Catastrophizing & Minimizing
I am a recovering catstrophizer. When anything went awry from how I thought they “should be,” extreme pessimism set in. Growing up, one of our family mottos was, “Prepare for the worst and hope for the best.” I was exceptional at preparing for the worst.
Catastrophizing
Being prepared is different from catastrophizing.
Preparation looks like packing a swimsuit, sunscreen, and sandals on a summer trip to Hawaii. Catastrophizing is when you hyper-focus on your worry of being cold, so you also pack warm socks, long pants, and a heavy coat (just in case). It weighs you down and brings along a baggage fee.

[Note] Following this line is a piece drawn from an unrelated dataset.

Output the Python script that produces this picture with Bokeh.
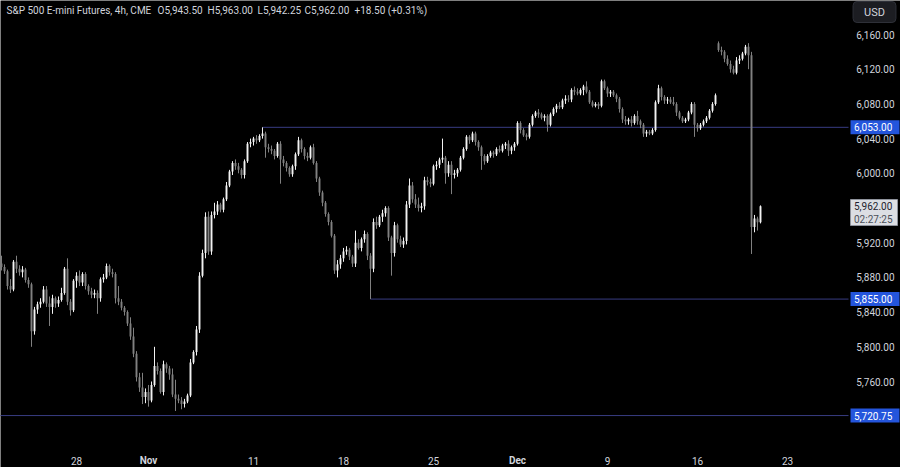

Catastrophizing skews your perspective and way of thinking. You no longer see things for how they are but only as you fear they will be. As you focus on the fear, it increases, making the terrible possibility seem like the only “reasonable” outcome.
When the terrible outcome never arrives, you feel relief rather than joy. It's hard to celebrate and savor the good times after suffering weeks of unending anxiety.
Minimizing
Yet minimizing pain and suffering is also problematic.
Brushing troubles aside as “first-world problems” or trying to ignore, distract, and numb away unpleasant emotions disconnects you from your pain and your humanity.
When minimizing, I often say, “I'm fine. I'm fine. I'm FINE.” After many “fine” moments, I realize that FINE means:
F- Fundamentally
I- Imminent
N- Nuclear
E- Explosion
Minimizing puts my pain in a pressure cooker, stuffing it down until I explode or hiss my resentful steam in the direction of my dog, kids, or husband.
Mindfulness
Self-compassion reminds us that we don't need to exaggerate nor minimize whatever pain we're in. Mindfulness is the radical acceptance of what is here right now, at this moment.
Without mindfulness, you will constantly look at your life through a Fun House mirror, exaggerating some features while minimizing others. Mindfulness means looking at a clear mirror, without distortions: not amplifying the pain, not shrinking it down, instead, standing your sacred ground with what is.
This week, notice if you are catastrophizing or minimizing. Which one do you tend toward? How can you hold a clearer mirror to yourself and be with all that is present?